Tafas
Tafas is a town in southern Syria, administratively part of the Daraa Governorate, located north of Daraa. Nearby localities include al-Shaykh Saad and Nawa to the north, Da'el, Abtaa and al-Shaykh Maskin to the northeast, Saham al-Jawlan and Adwan to the northwest and Muzayrib to the southwest. According to the Syria Central Bureau of Statistics, Tafas had a population of 32,236 in the 2004 census. Its inhabitants are predominantly Sunni Muslim.
History
Before the Hellenistic era, the goddess Isis Lactans was worshipped in Tafas, as evidenced by the discovery of statuette of her in the town. During the Roman era in Syria, a Jewish community existed in Tafas. Several funerary stelae, the earliest dating to 64 BCE, were found in Tafas.

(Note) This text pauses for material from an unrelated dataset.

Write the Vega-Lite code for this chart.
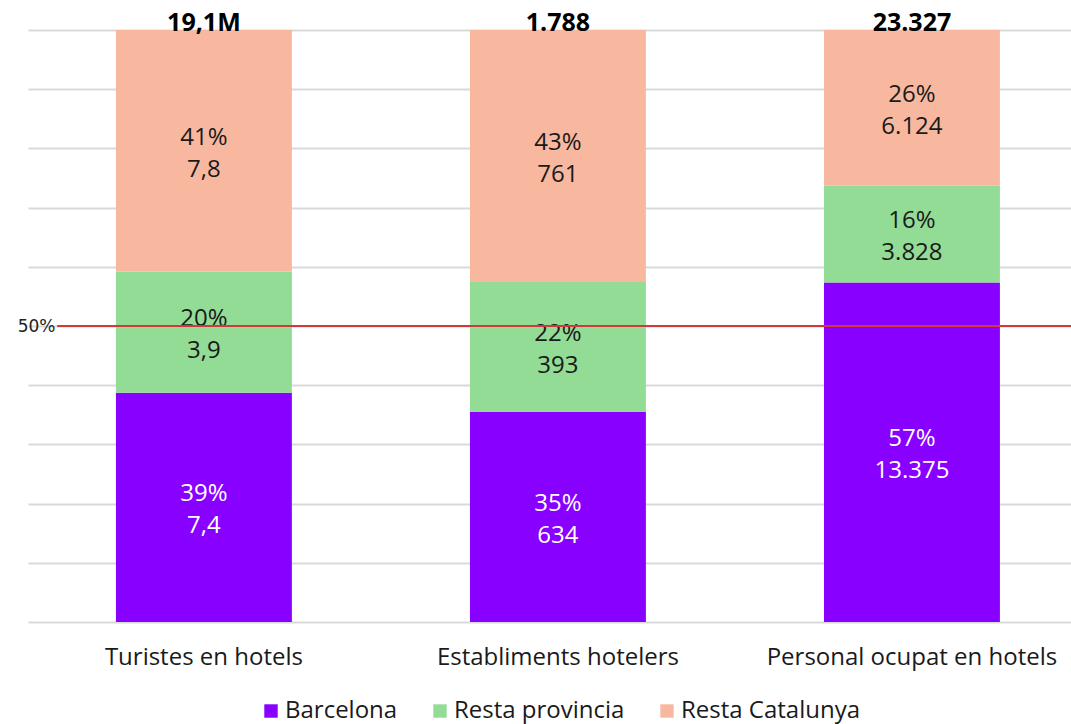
{
  "$schema": "https://vega.github.io/schema/vega-lite/v6.json",
  "autosize": {"type": "none"},
  "width": 1043,
  "height": 592,
  "padding": {"left": 28, "top": 30, "right": 0, "bottom": 102},
  "background": "white",
  "config": {
    "font": "Open Sans",
    "view": {"stroke": null},
    "axis": {"labelFont": "Open Sans"},
    "legend": {"labelFont": "Open Sans"}
  },
  "data": {
    "values": [
      {"cat": "Turistes en hotels", "region": "Barcelona", "ord": 1, "value": 7.4, "pct": "39%", "lab": "7,4", "total": "19,1M"},
      {"cat": "Turistes en hotels", "region": "Resta provincia", "ord": 2, "value": 3.9, "pct": "20%", "lab": "3,9", "total": "19,1M"},
      {"cat": "Turistes en hotels", "region": "Resta Catalunya", "ord": 3, "value": 7.8, "pct": "41%", "lab": "7,8", "total": "19,1M"},
      {"cat": "Establiments hotelers", "region": "Barcelona", "ord": 1, "value": 634, "pct": "35%", "lab": "634", "total": "1.788"},
      {"cat": "Establiments hotelers", "region": "Resta provincia", "ord": 2, "value": 393, "pct": "22%", "lab": "393", "total": "1.788"},
      {"cat": "Establiments hotelers", "region": "Resta Catalunya", "ord": 3, "value": 761, "pct": "43%", "lab": "761", "total": "1.788"},
      {"cat": "Personal ocupat en hotels", "region": "Barcelona", "ord": 1, "value": 13375, "pct": "57%", "lab": "13.375", "total": "23.327"},
      {"cat": "Personal ocupat en hotels", "region": "Resta provincia", "ord": 2, "value": 3828, "pct": "16%", "lab": "3.828", "total": "23.327"},
      {"cat": "Personal ocupat en hotels", "region": "Resta Catalunya", "ord": 3, "value": 6124, "pct": "26%", "lab": "6.124", "total": "23.327"}
    ]
  },
  "layer": [
    {
      "encoding": {
        "x": {
          "field": "cat", "type": "nominal", "sort": null,
          "scale": {"paddingInner": 0.503, "paddingOuter": 0.2246, "align": 0.553},
          "axis": {"title": null, "labelAngle": 0, "ticks": false, "domain": false, "labelFontSize": 24, "labelColor": "#1a1a1a", "labelPadding": 23, "labelLimit": 400}
        }
      },
      "layer": [
        {
          "mark": {"type": "bar"},
          "encoding": {
            "y": {
              "field": "value", "type": "quantitative", "aggregate": "sum", "stack": "normalize",
              "scale": {"domain": [0, 1]},
              "axis": {
                "title": null, "values": [0, 0.1, 0.2, 0.3, 0.4, 0.5, 0.6, 0.7, 0.8, 0.9, 1],
                "labelExpr": "datum.value == 0.5 ? '50%' : ''",
                "ticks": false, "tickSize": 0, "domain": false, "labelPadding": -27,
                "labelFont": "DejaVu Sans", "labelFontSize": 17, "labelColor": "#222",
                "gridColor": "#d9d9d9", "gridWidth": 2
              }
            },
            "order": {"field": "ord"},
            "color": {
              "field": "region", "type": "nominal",
              "scale": {"domain": ["Barcelona", "Resta provincia", "Resta Catalunya"], "range": ["#8800ff", "#92dc96", "#f8b8a0"]},
              "legend": {
                "title": null, "orient": "none", "legendX": 231, "legendY": 669, "direction": "horizontal",
                "symbolType": "square", "symbolSize": 180, "symbolStrokeWidth": 0, "symbolOpacity": 1,
                "labelFontSize": 24, "labelColor": "#1a1a1a", "columnPadding": 30, "labelOffset": 2, "labelLimit": 400
              }
            }
          }
        },
        {
          "mark": {"type": "text", "fontSize": 24, "dy": -13, "baseline": "middle"},
          "encoding": {
            "y": {"field": "value", "type": "quantitative", "aggregate": "sum", "stack": "normalize", "bandPosition": 0.5},
            "order": {"field": "ord"},
            "detail": {"field": "region"},
            "text": {"field": "pct"},
            "color": {"condition": {"test": "datum.region === 'Barcelona'", "value": "white"}, "value": "#1a1a1a"}
          }
        },
        {
          "mark": {"type": "text", "fontSize": 24, "dy": 19, "baseline": "middle"},
          "encoding": {
            "y": {"field": "value", "type": "quantitative", "aggregate": "sum", "stack": "normalize", "bandPosition": 0.5},
            "order": {"field": "ord"},
            "detail": {"field": "region"},
            "text": {"field": "lab"},
            "color": {"condition": {"test": "datum.region === 'Barcelona'", "value": "white"}, "value": "#1a1a1a"}
          }
        },
        {
          "transform": [{"filter": "datum.ord === 1"}],
          "mark": {"type": "text", "fontSize": 25, "fontWeight": "bold", "baseline": "alphabetic", "dy": 1, "color": "#000"},
          "encoding": {
            "y": {"datum": 1, "type": "quantitative"},
            "text": {"field": "total"}
          }
        }
      ]
    },
    {
      "data": {"values": [{"ref": "50%"}]},
      "mark": {"type": "rule", "color": "#d03a3a", "strokeWidth": 2},
      "encoding": {
        "x": {"datum": 0.028, "type": "quantitative", "scale": {"domain": [0, 1]}, "axis": null},
        "x2": {"datum": 1},
        "y": {"datum": 0.5, "type": "quantitative"}
      }
    }
  ],
  "resolve": {"scale": {"x": "independent"}}
}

A bronze patera from the Roman era was also found, but it was later stolen from the Mohammedan Museum of Damascus.Ottoman era
In 1596, Tafas appeared in Ottoman tax registers as being in the nahiya of Bani Malik al-Asraf in the Qada Hawran. It had a population of 73 households and 40 bachelors, all Muslim. The villagers paid a fixed tax rate of 40% on wheat, barley, summer crops, goats and beehives, in addition to occasional revenues.In 1810, Tafas was "ruined" by Wahhabi tribesmen, according to Johann Ludwig Burckhardt. The modern village was founded amid its Byzantine-era ruins in 1838. The first elementary school in the village was built in 1865. In the 1880s, Tafas was described as a moderate-sized village of around 100 stone-built houses inhabited by around 250 Muslims. Some of the houses were in ruins and not inhabited. There was an active Friday mosque. A decade later, it was described as having 90 houses and 400 inhabitants.